Start of Record extracts

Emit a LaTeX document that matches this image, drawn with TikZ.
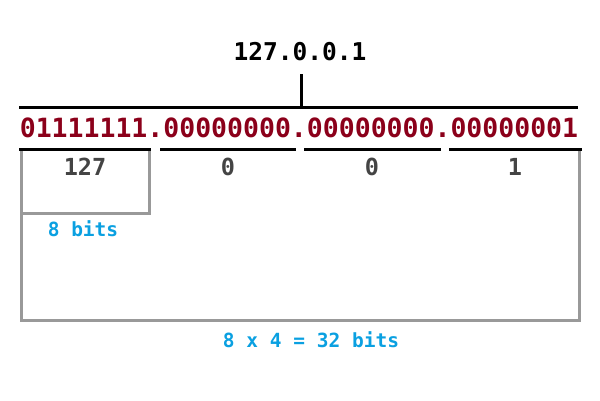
\documentclass[tikz,border=0pt]{standalone}
\usepackage{fontspec}
\setmonofont{DejaVu Sans Mono}
\definecolor{binred}{RGB}{139,0,26}
\definecolor{bitblue}{RGB}{10,160,225}
\definecolor{boxgray}{RGB}{153,153,153}
\definecolor{labgray}{RGB}{68,68,68}
\begin{document}
\begin{tikzpicture}[x=1pt,y=-1pt,
  txt/.style={inner sep=0pt,font=\ttfamily\bfseries},
  blackline/.style={line width=3pt,black},
  grayline/.style={line width=3pt,boxgray},
  seglab/.style={txt,text=labgray,font=\ttfamily\bfseries\fontsize{23.5}{26}\selectfont},
  bitlab/.style={txt,text=bitblue,font=\ttfamily\bfseries\fontsize{19.5}{22}\selectfont}]
\useasboundingbox (0,0) rectangle (600,400);
\node[txt,font=\ttfamily\bfseries\fontsize{24.5}{27}\selectfont] (ip) at (300,52) {127.0.0.1};
\node[txt,text=binred,font=\ttfamily\bfseries\fontsize{26.5}{29}\selectfont] (bin) at (299,128) {01111111.00000000.00000000.00000001};
\coordinate (vt) at (301,74);
\coordinate (vb) at (301,107);
\coordinate (hl) at (19,107);
\coordinate (hr) at (578,107);
\draw[blackline] (vt) -- (vb);
\draw[blackline] (hl) -- (hr);
% segment underlines
\coordinate (s1a) at (19,149);  \coordinate (s1b) at (151,149);
\coordinate (s2a) at (160,149); \coordinate (s2b) at (296,149);
\coordinate (s3a) at (304,149); \coordinate (s3b) at (441,149);
\coordinate (s4a) at (449,149); \coordinate (s4b) at (582,149);
% boxes
\coordinate (ob1) at (21,151); \coordinate (ob2) at (579,320);
\coordinate (ib1) at (21,151); \coordinate (ib2) at (149,213);
\draw[grayline] (ob1) -- (21,320) -- (579,320) -- (579,151);
\draw[grayline] (149,151) -- (149,213) -- (21,213);
\draw[blackline] (s1a) -- (s1b);
\draw[blackline] (s2a) -- (s2b);
\draw[blackline] (s3a) -- (s3b);
\draw[blackline] (s4a) -- (s4b);
\node[seglab] (l1) at (85,167) {127};
\node[seglab] (l2) at (228,167) {0};
\node[seglab] (l3) at (372,167) {0};
\node[seglab] (l4) at (515,167) {1};
\node[bitlab] (b8) at (83,229) {8 bits};
\node[bitlab] (b32) at (311,340) {8 x 4 = 32 bits};
\end{tikzpicture}
\end{document}
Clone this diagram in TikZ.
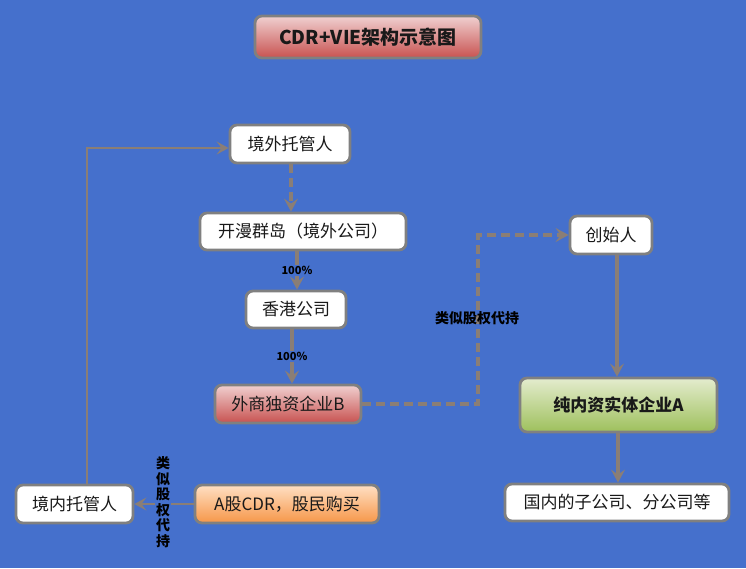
\documentclass[tikz,border=0pt]{standalone}
\usepackage{fontspec}
\setmainfont{Noto Sans CJK SC}
\usetikzlibrary{arrows.meta,positioning}
\definecolor{bgblue}{RGB}{69,112,204}
\definecolor{boxgray}{RGB}{128,128,128}
\definecolor{linegray}{RGB}{138,126,118}
\definecolor{redtop}{RGB}{240,208,208}
\definecolor{redbot}{RGB}{200,82,80}
\definecolor{greentop}{RGB}{228,236,206}
\definecolor{greenbot}{RGB}{158,192,92}
\definecolor{orangetop}{RGB}{255,224,196}
\definecolor{orangebot}{RGB}{246,150,72}
\definecolor{txt}{RGB}{25,25,25}
\begin{document}
\begin{tikzpicture}[x=1pt,y=-1pt,
  box/.style={draw=boxgray, line width=2.8pt, rounded corners=7pt, fill=white,
    inner sep=0pt, font=\fontsize{17}{19}\selectfont, text=txt},
  redbox/.style={box, top color=redtop, bottom color=redbot},
  greenbox/.style={box, top color=greentop, bottom color=greenbot},
  orangebox/.style={box, top color=orangetop, bottom color=orangebot},
  conn/.style={draw=linegray, line width=3.4pt, -{Stealth[length=13pt,width=14pt,inset=5pt]}},
  thinconn/.style={draw=linegray, line width=2.6pt, -{Stealth[length=12pt,width=13pt,inset=5pt]}},
  dconn/.style={conn, dash pattern=on 9pt off 5pt},
  pct/.style={font=\bfseries\fontsize{11}{12}\selectfont, text=black, inner sep=1pt},
  lbl/.style={font=\bfseries\fontsize{14}{16}\selectfont, text=black, inner sep=1pt}
]
\fill[bgblue] (0,0) rectangle (746,568);
\useasboundingbox (0,0) rectangle (746,568);

% nodes
\node[redbox, minimum width=226pt, minimum height=42pt, font=\bfseries\fontsize{19}{21}\selectfont] (title) at (368,37) {CDR+VIE架构示意图};
\node[box, minimum width=120pt, minimum height=38pt] (jwtg) at (290,144) {境外托管人};
\node[box, minimum width=206pt, minimum height=37pt] (kmqd) at (303,231.5) {开漫群岛（境外公司）};
\node[box, minimum width=100pt, minimum height=37pt] (hk) at (296,309.5) {香港公司};
\node[redbox, minimum width=146pt, minimum height=38pt] (wfoe) at (288,404) {外商独资企业B};
\node[box, minimum width=82pt, minimum height=38pt] (csr) at (611,235) {创始人};
\node[greenbox, minimum width=197pt, minimum height=54pt, font=\bfseries\fontsize{17}{19}\selectfont] (nzA) at (618.5,405) {纯内资实体企业A};
\node[box, minimum width=224pt, minimum height=37pt] (gn) at (617,502.5) {国内的子公司、分公司等};
\node[box, minimum width=117pt, minimum height=38pt] (jntg) at (74.5,504) {境内托管人};
\node[orangebox, minimum width=184pt, minimum height=38pt] (cdr) at (287,504) {A股CDR，股民购买};

% coordinates
\coordinate (c1) at (478,404);
\coordinate (c2) at (478,235);
\coordinate (c3) at (87,148);

% connectors
\draw[dconn] (jwtg.south -| 291,0) -- (kmqd.north -| 291,0);
\draw[conn] (kmqd.south -| 297,0) -- node[pct, fill=bgblue] {100\%} (hk.north -| 297,0);
\draw[conn] (hk.south -| 292,0) -- node[pct, fill=bgblue] {100\%} (wfoe.north -| 292,0);
\draw[dconn] (wfoe.east) -- (c1) -- (c2) -- (csr.west);
\node[lbl] (lbl1) at (477,318) {类似股权代持};
\draw[conn] (csr.south -| 617,0) -- (nzA.north -| 617,0);
\draw[conn] (nzA.south -| 618,0) -- (gn.north -| 618,0);
\draw[thinconn] (cdr.west) -- (jntg.east);
\node[lbl, fill=bgblue, align=center, font=\bfseries\fontsize{14}{15.5}\selectfont] (lbl2) at (163,502) {类\\似\\股\\权\\代\\持};
\draw[thinconn] (jntg.north -| c3) -- (c3) -- (jwtg.west |- c3);
\end{tikzpicture}
\end{document}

End of Record extracts

== The exercise ==
Exactly how many lines of the listing above contain the string "this"? Give no more than the number.

== Task answer ==
2